The Bush family has had connections with oil industry for years. George H. Bush bought an oil company in the 1950's and sold it, at a striking profit, a decade later. His confidant and lifetime collaborator, James Baker, is similarly connected with the oil business. Being a partner in Baker Botts, a big Houston law firm that represents oil-industry interests. When Bush began to put together his presidential team in 1978, it was based on a new political network in Houston, that of Big Oil. His son George W. Bush's administration has taken this much further, nakedly representing the oil industry like never before. Not surprisingly, this slowly became entangled with Saudi interests. Prince Bandar, a member of the royal family and for many years the Saudi ambassador to the US, slowly and painstakingly sought access to the American political elite, most successfully of all with the House of Bush. Prince Bandar, for long the central Saudi figure in the US, hugely rich on his own account, has been a close confidante of George Bush Sr. for two decades.

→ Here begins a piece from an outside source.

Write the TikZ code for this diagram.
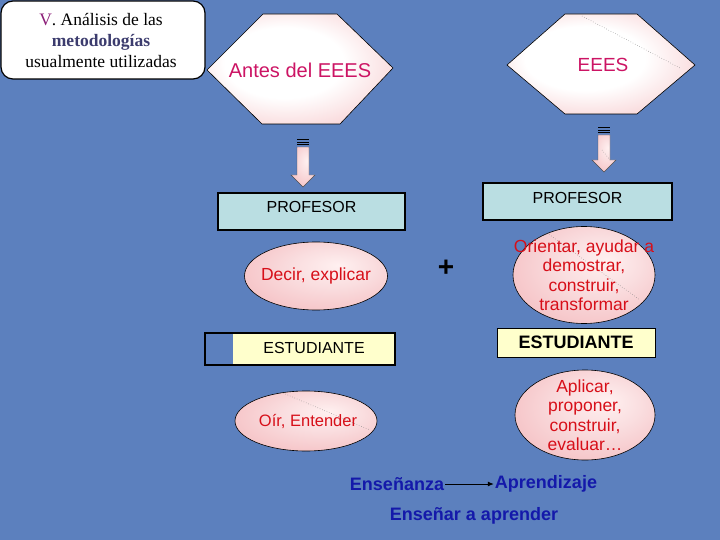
\documentclass[tikz,border=0pt]{standalone}
\usepackage{fontspec}
\setmainfont{Liberation Sans}
\newfontfamily\titlefont{Liberation Serif}
\usetikzlibrary{shapes.geometric}
\usetikzlibrary{arrows.meta}

\definecolor{fondo}{RGB}{92,128,190}
\definecolor{rosa}{RGB}{240,160,165}
\definecolor{rosaclaro}{RGB}{255,240,240}
\definecolor{cian}{RGB}{186,222,226}
\definecolor{crema}{RGB}{255,255,204}
\definecolor{magenta}{RGB}{204,20,100}
\definecolor{rojo}{RGB}{215,15,25}
\definecolor{azul}{RGB}{20,25,170}
\definecolor{tinta}{RGB}{60,60,110}
\definecolor{violeta}{RGB}{140,30,120}

\pgfdeclareradialshading{hexsombra}{\pgfpoint{-6bp}{4bp}}{%
  color(0bp)=(white); color(16bp)=(white); color(40bp)=(rosa!70!white); color(55bp)=(rosa)}
\pgfdeclareradialshading{elisombra}{\pgfpoint{8bp}{8bp}}{%
  color(0bp)=(rosaclaro); color(14bp)=(rosa!35!white); color(45bp)=(rosa!85!white); color(55bp)=(rosa)}

\begin{document}
\begin{tikzpicture}[x=1pt, y=-1pt,
  hexa/.style={draw=black, line width=0.6pt, shading=hexsombra},
  burbuja/.style={ellipse, draw=black, line width=0.6pt, inner sep=0pt, shading=elisombra},
  caja/.style={rectangle, draw=black, line width=2.5pt, inner sep=0pt},
  rotulo/.style={font=\fontsize{16}{19}\selectfont, align=center},
  rojizo/.style={font=\fontsize{17.5}{19.5}\selectfont, align=center, text=rojo},
  pie/.style={font=\fontsize{18}{18}\selectfont\bfseries, text=azul, inner sep=1pt},
  costura/.style={gray, dotted, line width=0.5pt},
  flecha/.style={draw=gray!60!black, line width=0.4pt, shading=elisombra}]

\useasboundingbox (0,0) rectangle (720,540);
\fill[fondo] (0,0) rectangle (720,540);

% titulo
\draw[fill=white, line width=1.2pt, rounded corners=12] (1,1) rectangle (205,79);
\node[font=\titlefont\fontsize{17.5}{21}\selectfont, align=center] (titulo) at (101,41)
  {\textcolor{violeta}{V}. Análisis de las\\
   \textcolor{tinta}{\bfseries metodologías}\\
   usualmente utilizadas};

% hexagonos
\shadedraw[hexa] (207,70) -- (263,14) -- (337,14) -- (393,68) -- (340,124) -- (262,124) -- cycle;
\node[font=\fontsize{20}{20}\selectfont, text=magenta] (antes) at (300,70) {Antes del EEES};
\shadedraw[hexa] (507,65) -- (565,14) -- (637,14) -- (695,65) -- (637,114) -- (565,114) -- cycle;
\draw[costura] (582,16) -- (680,68);
\node[font=\fontsize{19}{19}\selectfont, text=magenta] (eees) at (603,65) {EEES};

% flechas de bloque
\foreach \cx/\ya/\yb/\yc in {303/140/175/187, 604/128/160/172}{
  \shadedraw[flecha] (\cx-6,\ya+7) -- (\cx+6,\ya+7) -- (\cx+6,\yb) -- (\cx+12,\yb)
    -- (\cx,\yc) -- (\cx-12,\yb) -- (\cx-6,\yb) -- cycle;
  \foreach \dy in {0,2.5,5}
    \draw[line width=1pt] (\cx-6,\ya+\dy) -- (\cx+6,\ya+\dy);
}
\draw[costura] (602,150) -- (610,160);

% profesor
\node[caja, fill=cian, minimum width=187, minimum height=37] (profizq) at (311.5,211.5) {};
\node[rotulo] at (311.5,207) {PROFESOR};
\node[caja, fill=cian, minimum width=189, minimum height=37] (profder) at (577.5,201.5) {};
\node[rotulo] at (577.5,198) {PROFESOR};

% acciones del profesor
\node[burbuja, minimum width=143, minimum height=68] (decir) at (316,276) {};
\node[rojizo] at (decir) {Decir, explicar};
\node[font=\fontsize{28}{28}\selectfont\bfseries] (mas) at (446,268) {+};
\node[burbuja, minimum width=142, minimum height=97] (orientar) at (584,275) {};
\draw[costura] (547,233) -- (640,300);
\node[rojizo] at (orientar) {Orientar, ayudar a\\demostrar,\\construir,\\transformar};

% estudiante
\fill[crema] (233,333) rectangle (395,365);
\node[caja, minimum width=190, minimum height=32] (estizq) at (300,349) {};
\node[rotulo] at (314,348) {ESTUDIANTE};
\node[caja, line width=0.8pt, fill=crema, minimum width=158, minimum height=29] (estder) at (576,342.5) {};
\node[font=\fontsize{18}{18}\selectfont\bfseries] at (estder) {ESTUDIANTE};

% acciones del estudiante
\node[burbuja, minimum width=142, minimum height=60] (oir) at (306,421) {};
\draw[costura] (283,393) -- (370,430);
\node[rojizo, font=\fontsize{16.5}{19}\selectfont] at (308,421) {Oír, Entender};
\node[burbuja, minimum width=140, minimum height=90] (aplicar) at (585,415) {};
\node[rojizo] at (aplicar) {Aplicar,\\proponer,\\construir,\\evaluar…};

% pie
\node[pie] (ensenanza) at (397,484) {Enseñanza};
\node[pie] (aprendizaje) at (546,484) {Aprendizaje};
\draw[line width=0.9pt, -{Latex[length=6,width=5]}] (ensenanza) -- (aprendizaje);
\node[pie] (ensenar) at (474,516) {Enseñar a aprender};
\end{tikzpicture}
\end{document}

George W. Bush had a similar path, establishing his own oil company in the late 70s, until bought out by Harken Oil. When Harken acquired it, he became a director and ironically, it was saved from extinction by a very wealthy Saudi investor. The same wheels within wheels were turning. Unger is interesting on the differences between father and son. George Sr. was a product of the East Coast establishment and later adopted Texas as his home. In contrast, George Jr. was unashamedly, a Texan, born and brought up in American's oil state. The misperception of what he would be like as a president had much to do with his father's reputation and experience, which was largely to prove a false lead.

The United States - Saudi Arabian relationship blossomed in the period of two crucial wars, both of which the US fought by proxy. The Iran - Iraq war and the Afghan war. The American administration was deeply concerned about the impact of Ayatollah Khomeini's Islamic fundamentalist regime in Iran, previously the US's most powerful ally other than Israel. It used Saddam Hussein, in strategy well detailed by Unger, as a means by which to counter the Iranian regime, secretly supplying him, for a decade or more, with weapons and cash. The Saudis, who effectively replaced Iran as America's regional ally, were intimately involved in the intricacies of American policy. They even came to the aid of the Americans by secretly funding, at the Reagan administration's request, the Contras in Nicaragua after Congress had blocked presidential support.

Unlikely as the American - Saudi alliance might seem, during the cold war there was a mutual sympathy. Of course, the central component was, and remains an elemental interest. The US depended on a reliable supply of cheap oil, while the Saudi regime needed a military guarantor for what was a deeply insecure regime in a profoundly unstable region. They both had very strong interests in each other. Both regarded the Soviet Union as the infidel, albeit for the Americans a secular one, and for the Saudis religious. These interests coincided most closely in Afghanistan.